### [PROVIDED DATA]
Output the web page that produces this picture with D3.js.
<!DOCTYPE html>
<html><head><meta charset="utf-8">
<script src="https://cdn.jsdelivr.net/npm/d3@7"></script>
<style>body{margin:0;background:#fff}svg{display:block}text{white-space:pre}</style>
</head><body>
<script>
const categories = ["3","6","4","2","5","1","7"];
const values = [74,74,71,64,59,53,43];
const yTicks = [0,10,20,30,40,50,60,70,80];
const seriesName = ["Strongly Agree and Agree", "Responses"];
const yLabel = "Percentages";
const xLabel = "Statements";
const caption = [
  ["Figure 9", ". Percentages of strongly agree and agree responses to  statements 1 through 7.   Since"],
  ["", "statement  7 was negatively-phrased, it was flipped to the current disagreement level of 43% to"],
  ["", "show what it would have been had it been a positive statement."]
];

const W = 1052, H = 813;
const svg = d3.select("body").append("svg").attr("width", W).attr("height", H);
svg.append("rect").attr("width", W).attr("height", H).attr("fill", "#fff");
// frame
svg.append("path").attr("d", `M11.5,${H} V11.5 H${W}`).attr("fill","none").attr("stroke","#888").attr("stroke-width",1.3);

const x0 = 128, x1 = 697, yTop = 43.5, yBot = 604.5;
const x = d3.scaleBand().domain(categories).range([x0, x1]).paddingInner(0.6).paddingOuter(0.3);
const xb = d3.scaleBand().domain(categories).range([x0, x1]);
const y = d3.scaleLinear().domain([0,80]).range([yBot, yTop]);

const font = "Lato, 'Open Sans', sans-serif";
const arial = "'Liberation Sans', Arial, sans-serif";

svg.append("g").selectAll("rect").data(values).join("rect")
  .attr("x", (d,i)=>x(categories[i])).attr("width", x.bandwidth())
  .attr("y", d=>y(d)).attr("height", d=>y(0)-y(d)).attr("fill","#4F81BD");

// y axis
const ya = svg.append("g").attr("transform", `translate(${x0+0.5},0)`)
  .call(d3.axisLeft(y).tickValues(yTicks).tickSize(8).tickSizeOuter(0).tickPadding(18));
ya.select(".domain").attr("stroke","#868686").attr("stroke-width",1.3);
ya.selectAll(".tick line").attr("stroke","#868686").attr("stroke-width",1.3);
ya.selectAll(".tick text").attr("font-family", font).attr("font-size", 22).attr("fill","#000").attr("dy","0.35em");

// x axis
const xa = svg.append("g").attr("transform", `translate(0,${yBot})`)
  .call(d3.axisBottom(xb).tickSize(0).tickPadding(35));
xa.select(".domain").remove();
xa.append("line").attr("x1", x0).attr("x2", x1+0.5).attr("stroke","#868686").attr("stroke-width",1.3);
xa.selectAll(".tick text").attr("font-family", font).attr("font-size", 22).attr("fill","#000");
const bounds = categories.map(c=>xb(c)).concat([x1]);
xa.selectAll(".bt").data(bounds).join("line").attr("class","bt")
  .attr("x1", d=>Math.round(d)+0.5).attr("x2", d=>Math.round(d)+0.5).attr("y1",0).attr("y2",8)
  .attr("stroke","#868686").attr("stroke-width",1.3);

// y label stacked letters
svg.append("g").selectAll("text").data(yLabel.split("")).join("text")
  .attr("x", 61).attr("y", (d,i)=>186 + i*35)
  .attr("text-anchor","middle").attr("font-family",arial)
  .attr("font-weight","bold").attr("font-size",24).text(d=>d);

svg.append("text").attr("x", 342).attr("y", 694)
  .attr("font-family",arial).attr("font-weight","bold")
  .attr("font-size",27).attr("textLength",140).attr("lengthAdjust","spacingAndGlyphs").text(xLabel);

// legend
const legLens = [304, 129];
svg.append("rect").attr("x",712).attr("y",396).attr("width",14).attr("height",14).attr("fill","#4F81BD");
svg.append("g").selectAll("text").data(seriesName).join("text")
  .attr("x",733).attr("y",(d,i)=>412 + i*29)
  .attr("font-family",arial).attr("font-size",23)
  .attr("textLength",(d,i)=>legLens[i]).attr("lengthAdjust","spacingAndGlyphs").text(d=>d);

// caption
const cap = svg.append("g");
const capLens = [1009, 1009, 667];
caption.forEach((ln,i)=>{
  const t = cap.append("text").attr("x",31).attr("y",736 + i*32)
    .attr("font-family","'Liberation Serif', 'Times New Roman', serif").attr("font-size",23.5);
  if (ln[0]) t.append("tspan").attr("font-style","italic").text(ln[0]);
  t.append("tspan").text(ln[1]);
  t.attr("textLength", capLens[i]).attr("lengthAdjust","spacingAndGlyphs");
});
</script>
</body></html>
==
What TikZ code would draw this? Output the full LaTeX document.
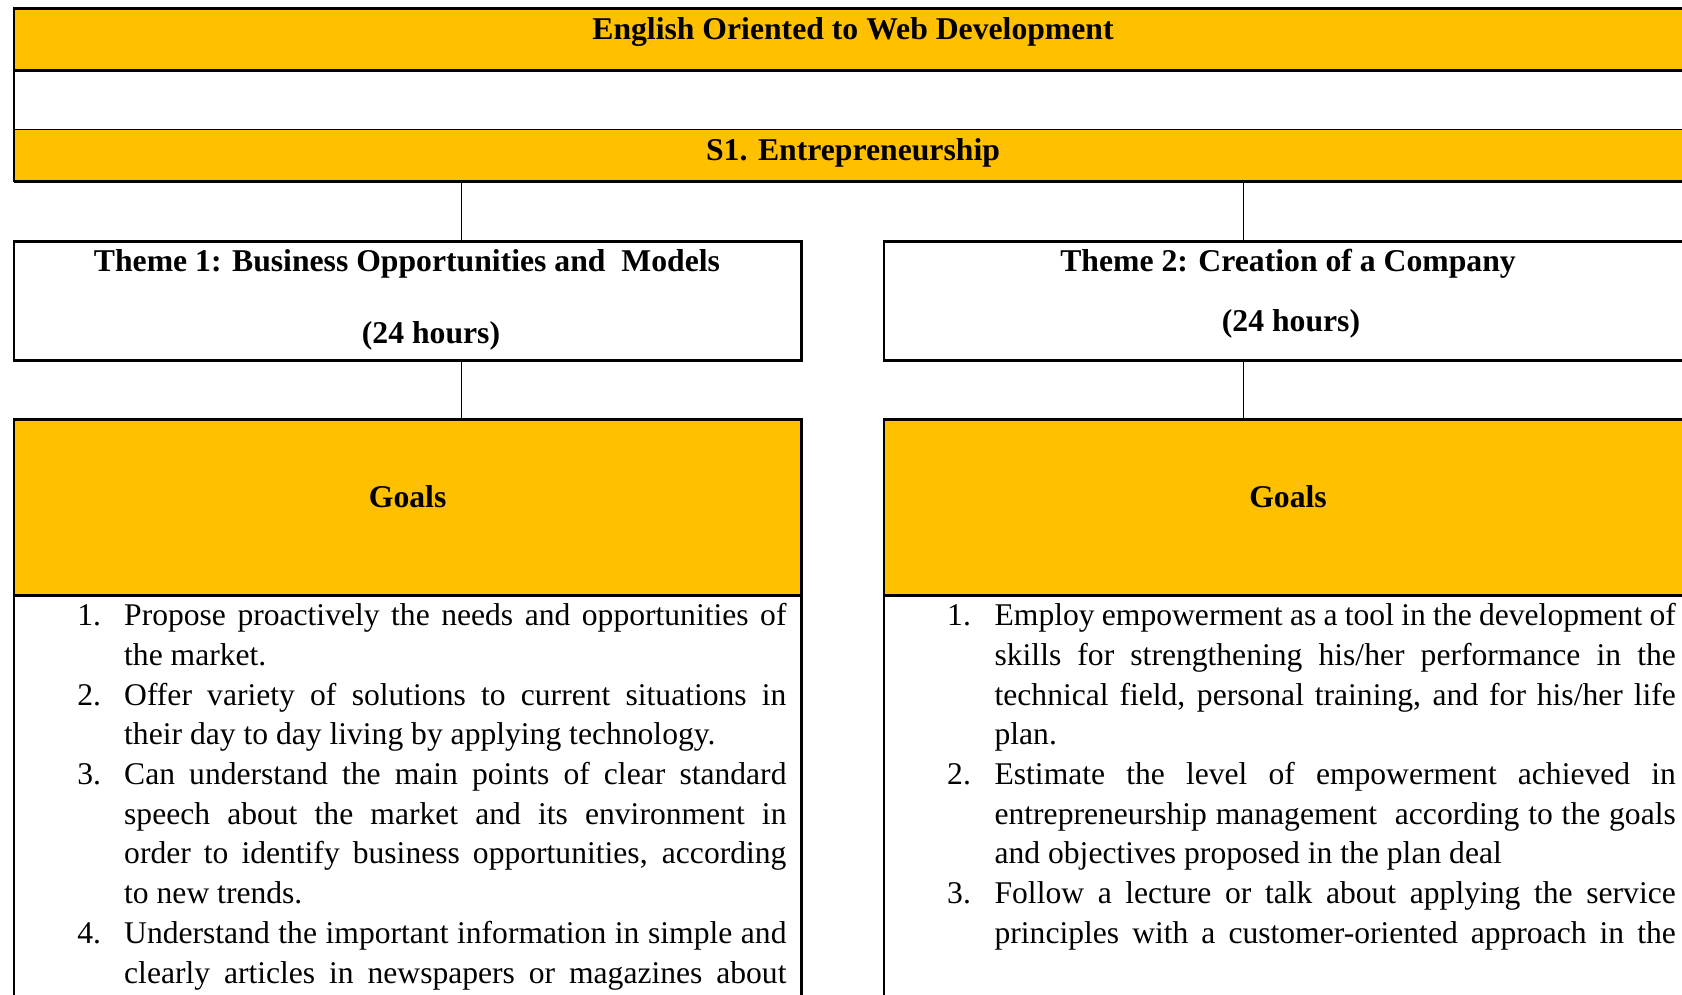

### [DIRECTIONS FOR THIS TASK]
Look back at the entries above. Retype the line with "Output the web", the line with "const y = d3.scaleLinear().domain([0,80]).range([yBot, yTop]);", and all lines in between.

### [ANSWER TO THE PROBLEM]
Output the web page that produces this picture with D3.js.
<!DOCTYPE html>
<html><head><meta charset="utf-8">
<script src="https://cdn.jsdelivr.net/npm/d3@7"></script>
<style>body{margin:0;background:#fff}svg{display:block}text{white-space:pre}</style>
</head><body>
<script>
const categories = ["3","6","4","2","5","1","7"];
const values = [74,74,71,64,59,53,43];
const yTicks = [0,10,20,30,40,50,60,70,80];
const seriesName = ["Strongly Agree and Agree", "Responses"];
const yLabel = "Percentages";
const xLabel = "Statements";
const caption = [
  ["Figure 9", ". Percentages of strongly agree and agree responses to  statements 1 through 7.   Since"],
  ["", "statement  7 was negatively-phrased, it was flipped to the current disagreement level of 43% to"],
  ["", "show what it would have been had it been a positive statement."]
];

const W = 1052, H = 813;
const svg = d3.select("body").append("svg").attr("width", W).attr("height", H);
svg.append("rect").attr("width", W).attr("height", H).attr("fill", "#fff");
// frame
svg.append("path").attr("d", `M11.5,${H} V11.5 H${W}`).attr("fill","none").attr("stroke","#888").attr("stroke-width",1.3);

const x0 = 128, x1 = 697, yTop = 43.5, yBot = 604.5;
const x = d3.scaleBand().domain(categories).range([x0, x1]).paddingInner(0.6).paddingOuter(0.3);
const xb = d3.scaleBand().domain(categories).range([x0, x1]);
const y = d3.scaleLinear().domain([0,80]).range([yBot, yTop]);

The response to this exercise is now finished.